I must admit that I don’t remember taking the presidential fitness test as a kid. With that being said, I was surprised to learn from my daughter that in her class of club soccer, volleyball, and baseball players she was the only kid to meet the highest level (greater than the 85th percentile across several measures). She made it today by running her mile in 7:37.
So, what does this require? It made me curious. Here’s what you have to do:
Could you do that? These seem pretty difficult to me. I could probably do the mile in 6:06, but I doubt I could do 53 pull-ups. And, I doubt I could sit and reach 7 inches beyond my toes. (Looking at the 17 year old male standards.)
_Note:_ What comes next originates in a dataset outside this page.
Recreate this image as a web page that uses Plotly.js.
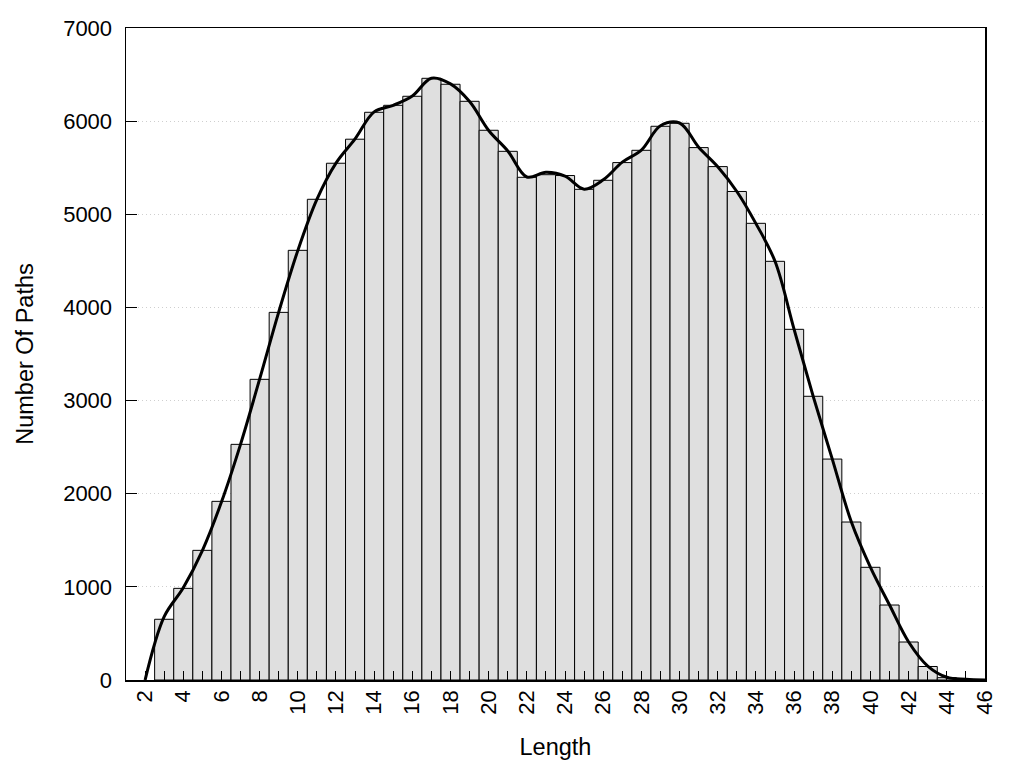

On the other hand, we certainly need our kids to be more fit. We have a big childhood obesity issue.
But, it also made me think about Michelle Obama’s efforts in this space.
I think these programs are good starts, but lets not forget that obesity is a social issue and kids learn from those around them. Let me ask the uncomfortable questions about those who our kids look up to.
- How many overweight coaches do you know?
- How about overweight teachers?
- How about policemen and firefighters?
- How about clergy?
These are all key role models…not to mention us parents who are often overweight.
I guess my suggestion here to the President would be to think about how to use our massive government payrolls as a foundation for change. Let’s think about the Presidential Fitness Challenge and create a broader wellness solution to change the visual role models for our kids and figure out how to help companies invest in this.
For example, we know that sleeping is correlated to weight and health. I was talking to my brother-in-law who is a police officer when he told me that they are expected to get 8 hours of sleep a night. Imagine if companies set this expectation for their employees (sleep impact on work).
“Sitting Disease” may make a great late night comedy story line, but it’s a reality of our information economy that has to be addressed.